The Bible, though, is full of examples of people being obedient. Abraham placed Isaac on the altar because God asked him for obedience. Even Jesus was described as being obedient in His death on the cross. Like it or not, God does require obedience from us.
The International Standard Bible Encyclopedia describes the Old Testament use of the word as “to hear” and “to listen.” Really, that is what God asks of us; that we hear and listen. Often I hear, but I still struggle with following through. This week brought an example.
During my commute I listen to a Christian radio station that highlights a verse from the Bible each morning. Many times I hear the verse and then promptly forget it. Friday morning the verse was Isaiah 41:10. As I listened I thought “I should share this with my friend.” It didn’t make any sense as to why I should share it and I pondered what it could mean to her.
My friend is, as she describes it, a “brand new, baby Christian.” She is a coworker. I know little of what her life outside of work is like. Still, as I drove I questioned what good would be done by sharing this verse. As far as I knew it didn’t specifically speak to anything she had shared with me.
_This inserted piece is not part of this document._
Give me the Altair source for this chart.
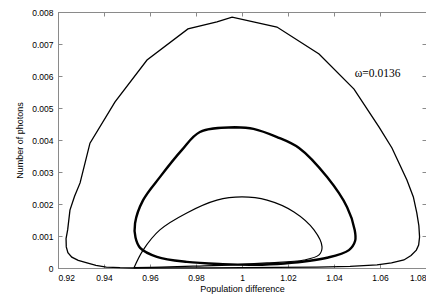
import altair as alt
import pandas as pd

# Outer trajectory
outer_x = [0.953, 0.947, 0.941, 0.9365, 0.9326, 0.9288, 0.926, 0.9243, 0.9236, 0.9235, 0.9242,
           0.9252, 0.9272, 0.9296, 0.9339, 0.9448, 0.9587, 0.9765, 0.9891, 0.9957, 1.0152,
           1.0335, 1.0487, 1.0596, 1.0652, 1.0717, 1.0745, 1.076, 1.0769, 1.0772, 1.0768,
           1.0758, 1.0735, 1.0704, 1.065, 1.0587, 1.047, 1.0326, 1.015, 1.0, 0.985, 0.97, 0.953]
outer_y = [0.0, 0.00001, 0.00003, 0.00008, 0.00016, 0.00024, 0.00034, 0.00048, 0.00066, 0.00092, 0.00119,
           0.00181, 0.00224, 0.00266, 0.0039, 0.00519, 0.0065, 0.00747, 0.00769, 0.00784, 0.00753,
           0.00669, 0.00559, 0.0044, 0.00375, 0.00275, 0.00222, 0.00172, 0.00132, 0.00097, 0.00072,
           0.00056, 0.00039, 0.00025, 0.00016, 0.0001, 0.00005, 0.00003, 0.00002, 0.00001, 0.000007, 0.000004, 0.0]

# Middle (thick, repeated) loop
mid_x = [0.997, 0.9817, 0.9739, 0.9643, 0.957, 0.9535, 0.9537, 0.9557, 0.963, 0.976,
         0.9917, 1.005, 1.0183, 1.037, 1.0465, 1.0492, 1.049, 1.0457, 1.037, 1.0248,
         1.015, 1.005, 0.997]
mid_y = [0.0044, 0.00425, 0.00369, 0.00284, 0.00212, 0.0014, 0.00095, 0.00063, 0.00035, 0.00019,
         0.00012, 0.0001, 0.00014, 0.00032, 0.00056, 0.00085, 0.00119, 0.0019, 0.00284, 0.00375,
         0.0041, 0.00435, 0.0044]

# Inner loop
inner_x = [0.953, 0.957, 0.9643, 0.976, 0.9891, 1.0, 1.0109, 1.0226, 1.0313, 1.0348,
           1.0335, 1.027, 1.0109, 0.9965, 0.98, 0.965, 0.953]
inner_y = [0.0, 0.00056, 0.00119, 0.00172, 0.00212, 0.00222, 0.00212, 0.00175, 0.00119, 0.00066,
           0.00041, 0.00025, 0.00016, 0.0001, 0.00006, 0.00003, 0.00001]

x_ticks = [0.92, 0.94, 0.96, 0.98, 1.0, 1.02, 1.04, 1.06, 1.08]
y_ticks = [0, 0.001, 0.002, 0.003, 0.004, 0.005, 0.006, 0.007, 0.008]

label_text = ["ω=0.0136"]
label_x = [1.049]
label_y = [0.00606]


def frame_of(name, xs, ys, w):
    return pd.DataFrame({"series": name, "x": xs, "y": ys, "order": range(len(xs)), "w": w})


df_outer = frame_of("outer", outer_x, outer_y, 1.3)
df_curved = pd.concat([frame_of("middle", mid_x, mid_y, 2.4),
                       frame_of("inner", inner_x, inner_y, 1.2)])

xscale = alt.Scale(domain=[0.92, 1.08], nice=False, zero=False)
yscale = alt.Scale(domain=[0, 0.008], nice=False)

GRAY = "#8a8a8a"
label_font = "Liberation Sans"

x_main = alt.X("x:Q", scale=xscale,
               axis=alt.Axis(values=x_ticks, title="Population difference",
                             labelExpr="datum.value == 1 ? '1' : format(datum.value, '.2f')",
                             grid=False, domainColor=GRAY, tickColor=GRAY,
                             tickSize={"expr": "-4"}, labelPadding=9, titlePadding=3))
y_main = alt.Y("y:Q", scale=yscale,
               axis=alt.Axis(values=y_ticks, title="Number of photons",
                             labelExpr="datum.value == 0 ? '0' : format(datum.value, '.3f')",
                             grid=False, domainColor=GRAY, tickColor=GRAY,
                             tickSize={"expr": "-4"}, labelPadding=9, titlePadding=7))

outer = alt.Chart(df_outer).mark_line(color="black", interpolate="linear").encode(
    x=x_main, y=y_main, order="order:Q",
    strokeWidth=alt.StrokeWidth("w:Q", scale=None, legend=None),
)

curved = alt.Chart(df_curved).mark_line(color="black", interpolate="catmull-rom").encode(
    x=alt.X("x:Q", scale=xscale, axis=None),
    y=alt.Y("y:Q", scale=yscale, axis=None),
    detail="series:N", order="order:Q",
    strokeWidth=alt.StrokeWidth("w:Q", scale=None, legend=None),
)

frame = alt.Chart(df_outer).mark_point(opacity=0).encode(
    x=alt.X("x:Q", scale=xscale,
            axis=alt.Axis(values=x_ticks, orient="top", labels=False, title=None, grid=False,
                          domainColor=GRAY, tickColor=GRAY, tickSize={"expr": "-4"})),
    y=alt.Y("y:Q", scale=yscale,
            axis=alt.Axis(values=y_ticks, orient="right", labels=False, title=None, grid=False,
                          domainColor=GRAY, tickColor=GRAY, tickSize={"expr": "-4"})),
)

ldf = pd.DataFrame({"t": label_text, "x": label_x, "y": label_y})
text = alt.Chart(ldf).mark_text(align="left", baseline="middle", font="Liberation Serif",
                                fontSize=11.5, color="black").encode(
    x=alt.X("x:Q", scale=xscale, axis=None),
    y=alt.Y("y:Q", scale=yscale, axis=None), text="t:N")

chart = alt.layer(outer, curved, frame, text).resolve_axis(x="independent", y="independent").properties(
    width=368, height=256,
    autosize=alt.AutoSizeParams(type="none"),
    padding={"left": 50, "top": 4, "right": 0, "bottom": 30},
).configure_view(stroke=GRAY, strokeWidth=1).configure_axis(
    labelFont=label_font, labelFontSize=8.5, labelColor="black",
    titleFont=label_font, titleFontSize=9, titleColor="black", titleFontWeight="normal",
)

chart.save("out.html", embed_options={"renderer": "svg", "actions": False})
However, when I got to work I shot off a quick email to her with the verse and let her know I just felt like I should share it with her. As I walked by her desk a little while later she stopped me. She thanked me for sharing the verse. It was just what she needed to hear that day. She didn’t share specifics of how it spoke to her, just that the timing was perfect.
I told her the truth; I didn’t know why I should share it, just that I felt I should. She then thanked me for my obedience. I was humbled to think that God had used me. I was grateful that I had listened that day. God knew what she needed that day and He chose me to pass an important message along to her. If I had insisted on knowing why I should share the verse my friend wouldn’t have been blessed that day.
This incident was a good reminder for me. My obedience isn’t always about me. When I first heard the story of Abraham and Isaac I was tempted to believe that my obedience would always bring me good things, like rubbing the magic genie lamp. Today as I write this I know that my obedience isn’t all about me and I won’t always know what God is working through me, but that He is working.